- DIRECTION: Take the lines from the top down to and including the one with "station_angle = [12, 0, 354]" and repeat them exactly. Omit images.

[Records]

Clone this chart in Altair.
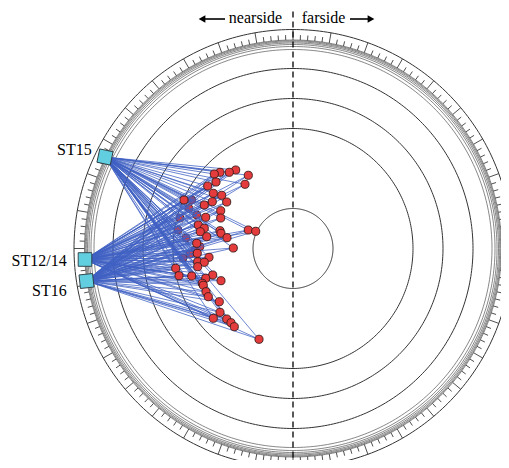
import numpy as np
import pandas as pd
import altair as alt

# ---- data (disc-relative units, y up) ----
station_names = ["ST15", "ST12/14", "ST16"]
station_x = [-188.0, -208.0, -206.5]
station_y = [91.5, -11.0, -32.5]
station_angle = [12, 0, 354]

pt_x = [-57.3, -63.7, -73.0, -78.7, -44.7, -77.0, -85.3, -48.0, -79.7, -71.3,
        -109.0, -66.3, -80.7, -88.7, -72.3, -72.3, -87.3, -94.7, -88.7, -73.0,
        -44.7, -37.3, -92.7, -86.3, -72.0, -66.0, -59.7, -95.7, -84.0, -95.3,
        -88.7, -95.3, -117.3, -114.0, -101.3, -80.3, -87.3, -72.0, -90.7, -89.7,
        -87.0, -84.7, -73.7, -73.0, -79.7, -66.3, -62.0, -58.7, -34.0, -96.3]
pt_y = [78.5, 76.2, 76.2, 74.5, 73.2, 66.5, 62.5, 64.2, 55.2, 53.2,
        48.5, 46.5, 46.8, 43.5, 37.8, 30.5, 31.2, 23.5, 20.2, 17.8,
        18.5, 17.2, 16.8, 11.8, 15.2, 10.8, 0.5, -4.8, -8.8, -13.2,
        -13.8, -18.2, -19.8, -27.2, -27.5, -26.5, -29.8, -32.2, -34.8, -36.8,
        -43.2, -48.2, -53.2, -63.8, -69.8, -70.5, -74.2, -78.2, -90.8, 5.2]
under_x = [-101.3, -113.0, -96.3, -115.0, -98.0, -103.0, -107.0, -110.0, -104.0, -93.0]
under_y = [48.5, 30.5, 33.5, 18.5, -1.5, -5.5, 10.5, -9.5, 40.0, 2.0]

ring_main = [40, 120, 150, 180]
ring_limb = [199, 202, 204, 205.5, 206.7, 207.7, 208.5]
ring_outer = [219]
tick_base, tick_minor, tick_major = 208.5, 213.5, 219
tick_step, major_every = 2, 10

side_labels = ["nearside", "farside"]
side_x = [-37.5, 30.5]
text_y = 225.5

SERIF = "Liberation Serif, Times New Roman, serif"

# ---- derived tables ----
def ring_table(radii, group):
    rows = []
    th = np.deg2rad(np.arange(0, 361, 1))
    for i, r in enumerate(radii):
        for k, t in enumerate(th):
            rows.append({"x": r * np.cos(t), "y": r * np.sin(t), "ring": f"{group}{i}", "o": k})
    return pd.DataFrame(rows)

rings_main_df = ring_table(ring_main + ring_outer, "m")
rings_limb_df = ring_table(ring_limb, "l")

ang = np.arange(0, 360, tick_step)
r2 = np.where(ang % major_every == 0, tick_major, tick_minor)
tick_df = pd.DataFrame({
    "x": tick_base * np.cos(np.deg2rad(ang)), "y": tick_base * np.sin(np.deg2rad(ang)),
    "x2": r2 * np.cos(np.deg2rad(ang)), "y2": r2 * np.sin(np.deg2rad(ang)),
})

st_df = pd.DataFrame({"name": station_names, "x": station_x, "y": station_y, "a": station_angle})
pts_df = pd.DataFrame({"x": pt_x, "y": pt_y})
under_df = pd.DataFrame({"x": under_x, "y": under_y})
all_pts = pd.concat([under_df, pts_df], ignore_index=True)
link_rows = []
for sx, sy in zip(station_x, station_y):
    for px, py in zip(all_pts["x"], all_pts["y"]):
        link_rows.append({"x": sx, "y": sy, "x2": px, "y2": py})
link_df = pd.DataFrame(link_rows)

label_df = pd.DataFrame({"name": station_names,
                         "x": [-201.3, -226.3, -226.3],
                         "y": [93.5, -17.5, -47.5]})
side_df = pd.DataFrame({"t": side_labels, "x": side_x, "y": [text_y, text_y]})

xs = alt.Scale(domain=[-285, 208], nice=False, zero=False)
ys = alt.Scale(domain=[-211.5, 240.5], nice=False, zero=False)
X = lambda f="x": alt.X(f"{f}:Q", scale=xs, axis=None)
Y = lambda f="y": alt.Y(f"{f}:Q", scale=ys, axis=None)

rings_main = alt.Chart(rings_main_df).mark_line(color="#333333", strokeWidth=1).encode(
    x=X(), y=Y(), detail="ring:N", order="o:Q")
rings_limb = alt.Chart(rings_limb_df).mark_line(color="#555555", strokeWidth=0.7).encode(
    x=X(), y=Y(), detail="ring:N", order="o:Q")
ticks = alt.Chart(tick_df).mark_rule(color="#222222", strokeWidth=0.8).encode(
    x=X(), y=Y(), x2="x2:Q", y2="y2:Q")

dash_df = pd.DataFrame({"x": [0], "y": [237], "y2": [-215]})
dash = alt.Chart(dash_df).mark_rule(color="black", strokeWidth=1.3, strokeDash=[6, 4]).encode(
    x=X(), y=Y(), y2="y2:Q")

under = alt.Chart(under_df).mark_point(shape="circle", filled=True, size=64, fill="#e03a3a",
                                       stroke="#3a1a1a", strokeWidth=0.8, opacity=1).encode(x=X(), y=Y())
links = alt.Chart(link_df).mark_rule(color="#3f60c2", strokeWidth=0.85, opacity=0.9).encode(
    x=X(), y=Y(), x2="x2:Q", y2="y2:Q")
points = alt.Chart(pts_df).mark_point(shape="circle", filled=True, size=66, fill="#e43c3c",
                                      stroke="#3a1a1a", strokeWidth=0.9, opacity=1).encode(x=X(), y=Y())
stations = alt.Chart(st_df).mark_point(shape="square", filled=True, size=185, fill="#62cfe0",
                                       stroke="#2a3a40", strokeWidth=0.9, opacity=1).encode(
    x=X(), y=Y(), angle=alt.Angle("a:Q", scale=None))

labels = alt.Chart(label_df).mark_text(font=SERIF, fontSize=16, align="right",
                                       baseline="alphabetic", color="black").encode(
    x=X(), y=Y(), text="name:N")
side = alt.Chart(side_df).mark_text(font=SERIF, fontSize=16, align="center",
                                    baseline="alphabetic", color="black").encode(
    x=X(), y=Y(), text="t:N")

arrow_df = pd.DataFrame({"x": [-88, 57], "x2": [-68, 75], "y": [229.5, 229.5]})
arrow_lines = alt.Chart(arrow_df).mark_rule(color="black", strokeWidth=1.6).encode(
    x=X(), x2="x2:Q", y=Y())
head_df = pd.DataFrame({"x": [-91, 78], "y": [229.5, 229.5], "s": ["triangle-left", "triangle-right"]})
heads = alt.Chart(head_df).mark_point(filled=True, size=60, color="black", opacity=1).encode(
    x=X(), y=Y(), shape=alt.Shape("s:N", scale=None))

chart = alt.layer(rings_main, rings_limb, ticks, dash, under, links, points, stations,
                  labels, side, arrow_lines, heads).properties(
    width=493, height=452, padding=0,
    autosize=alt.AutoSizeParams(type="none")
).configure_view(stroke=None)

chart.save("out.html", embed_options={"renderer": "svg", "actions": False})
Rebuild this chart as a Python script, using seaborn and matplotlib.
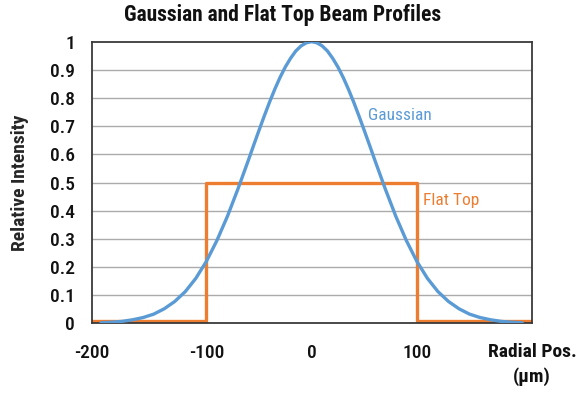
import numpy as np
import pandas as pd
import matplotlib
matplotlib.use('Agg')
import matplotlib.pyplot as plt
import seaborn as sns

# Values
gauss_x = [-200, -190, -180, -170, -160, -150, -140, -130, -120, -110, -100,
           -90, -80, -70, -60, -55, -50, -45, -40, -35, -30, -25, -20, -15, -10, -5,
           0, 5, 10, 15, 20, 25, 30, 35, 40, 45, 50, 55, 60, 70, 80, 90,
           100, 110, 120, 130, 140, 150, 160, 170, 180, 190, 200]
gauss_y = [0.0024, 0.0043, 0.0074, 0.013, 0.021, 0.033, 0.052, 0.078, 0.113, 0.160, 0.220,
           0.294, 0.380, 0.477, 0.580, 0.633, 0.685, 0.736, 0.785, 0.831, 0.873, 0.910, 0.941, 0.967, 0.985, 0.996,
           1.0, 0.996, 0.985, 0.967, 0.941, 0.910, 0.873, 0.831, 0.785, 0.736, 0.685, 0.633, 0.580, 0.477, 0.380, 0.294,
           0.220, 0.160, 0.113, 0.078, 0.052, 0.033, 0.021, 0.013, 0.0074, 0.0043, 0.0024]

flat_x = [-209, -100, -100, 100, 100, 209]
flat_y = [0.008, 0.008, 0.5, 0.5, 0.008, 0.008]

x_ticks = [-209, -100, 0, 100]
x_labels = ['-200', '-100', '0', '100']
y_ticks = [0, 0.1, 0.2, 0.3, 0.4, 0.5, 0.6, 0.7, 0.8, 0.9, 1.0]
y_labels = ['0', '0.1', '0.2', '0.3', '0.4', '0.5', '0.6', '0.7', '0.8', '0.9', '1']

blue = '#5B9BD5'
orange = '#ED7D31'

sns.set_style('white')
plt.rcParams['font.family'] = ['Roboto Condensed', 'Liberation Sans Narrow', 'Liberation Sans', 'DejaVu Sans']

gauss_df = pd.DataFrame({'x': gauss_x, 'y': gauss_y})
flat_df = pd.DataFrame({'x': flat_x, 'y': flat_y})

fig = plt.figure(figsize=(5.76, 3.93), dpi=100)
ax = fig.add_axes([0.159, 0.177, 0.764, 0.717])

# Horizontal gridlines
for yv in y_ticks[1:-1]:
    ax.axhline(yv, color='#ABABAB', lw=1.0, zorder=0)

sns.lineplot(data=gauss_df, x='x', y='y', ax=ax, color=blue, lw=2.4,
             estimator=None, sort=False, zorder=3)
sns.lineplot(data=flat_df, x='x', y='y', ax=ax, color=orange, lw=2.4,
             estimator=None, sort=False, zorder=2)

ax.set_xlim(-209, 209)
ax.set_ylim(0, 1)
ax.set_xticks(x_ticks)
ax.set_xticklabels(x_labels)
ax.set_yticks(y_ticks)
ax.set_yticklabels(y_labels)
ax.tick_params(axis='both', length=0, labelsize=14, colors='#111111')
ax.tick_params(axis='x', pad=15)
ax.tick_params(axis='y', pad=12)
for lbl in ax.get_xticklabels() + ax.get_yticklabels():
    lbl.set_fontweight('medium')
ax.set_xlabel('')
ax.set_ylabel('Relative Intensity', fontsize=14, fontweight='bold', labelpad=15)

for side in ['left', 'right', 'top', 'bottom']:
    ax.spines[side].set_visible(True)
    ax.spines[side].set_color('#3A3A3A')
    ax.spines[side].set_linewidth(1.3)

ax.text(54, 0.739, 'Gaussian', color=blue, fontsize=12.5, va='center', ha='left')
ax.text(106, 0.437, 'Flat Top', color=orange, fontsize=12.5, va='center', ha='left')

fig.text(0.49, 0.962, 'Gaussian and Flat Top Beam Profiles', ha='center', va='center',
         fontsize=15.5, fontweight='bold', color='#111111')
fig.text(0.924, 0.073, 'Radial Pos.\n(µm)', ha='center', va='center',
         fontsize=14, fontweight='bold', linespacing=1.4, color='#111111')

fig.savefig('out.png', dpi=100)
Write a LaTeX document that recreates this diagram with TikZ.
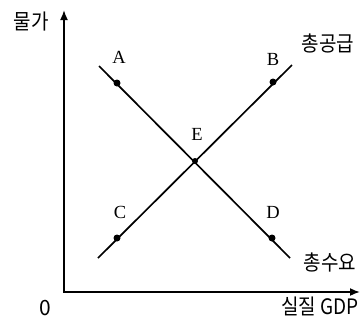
\documentclass[tikz,border=0pt]{standalone}
\usepackage{fontspec}
\setmainfont{Liberation Serif}
\newfontfamily\kr{Noto Sans CJK KR}[Scale=1]
\usetikzlibrary{arrows.meta}
\newcommand{\tallkr}[1]{\scalebox{1}[1.12]{#1}}
\tikzset{
  axis/.style={line width=1.7pt,-{Latex[length=10pt,width=8pt]}},
  curve/.style={line width=1.7pt},
  dot/.style={circle,fill=black,inner sep=0pt,minimum size=7pt},
  ptlabel/.style={font=\fontsize{18.5}{18.5}\selectfont},
  krlabel/.style={font=\kr\fontsize{19}{19}\selectfont,inner sep=0pt},
}
\begin{document}
\begin{tikzpicture}[x=1pt,y=-1pt]
\useasboundingbox (0,0) rectangle (362,322);
\coordinate (O) at (64,292);
\coordinate (ytip) at (64,10);
\coordinate (xtip) at (360,292);
\coordinate (ybase) at (64,291);
\coordinate (xbase) at (63,292);
\draw[axis] (ybase) -- (ytip);
\draw[axis] (xbase) -- (xtip);
\coordinate (s1) at (98,258);
\coordinate (s2) at (292,65);
\coordinate (d1) at (99,66);
\coordinate (d2) at (290,258);
\draw[curve] (s1) -- (s2);
\draw[curve] (d1) -- (d2);
\node[dot] (A) at (117,83) {};
\node[dot] (B) at (273,82) {};
\node[dot] (C) at (117,238) {};
\node[dot] (D) at (272,238) {};
\node[dot,minimum size=6pt] (E) at (195,161) {};
\node[ptlabel] (lA) at (119,57) {A};
\node[ptlabel] (lB) at (273,59) {B};
\node[ptlabel] (lC) at (120,212) {C};
\node[ptlabel] (lD) at (273,212) {D};
\node[ptlabel] (lE) at (197,134) {E};
\node[krlabel] (py) at (31,22) {\tallkr{물가}};
\node[krlabel] (as) at (328,43) {\tallkr{총공급}};
\node[krlabel] (ad) at (330,263) {\tallkr{총수요}};
\node[krlabel,anchor=east] (gdp) at (359,306) {\tallkr{실질 GDP}};
\node[krlabel,font=\kr\fontsize{21}{21}\selectfont] (zero) at (45,308) {0};
\end{tikzpicture}
\end{document}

- EXERCISE RESULT:
Clone this chart in Altair.
import numpy as np
import pandas as pd
import altair as alt

# ---- data (disc-relative units, y up) ----
station_names = ["ST15", "ST12/14", "ST16"]
station_x = [-188.0, -208.0, -206.5]
station_y = [91.5, -11.0, -32.5]
station_angle = [12, 0, 354]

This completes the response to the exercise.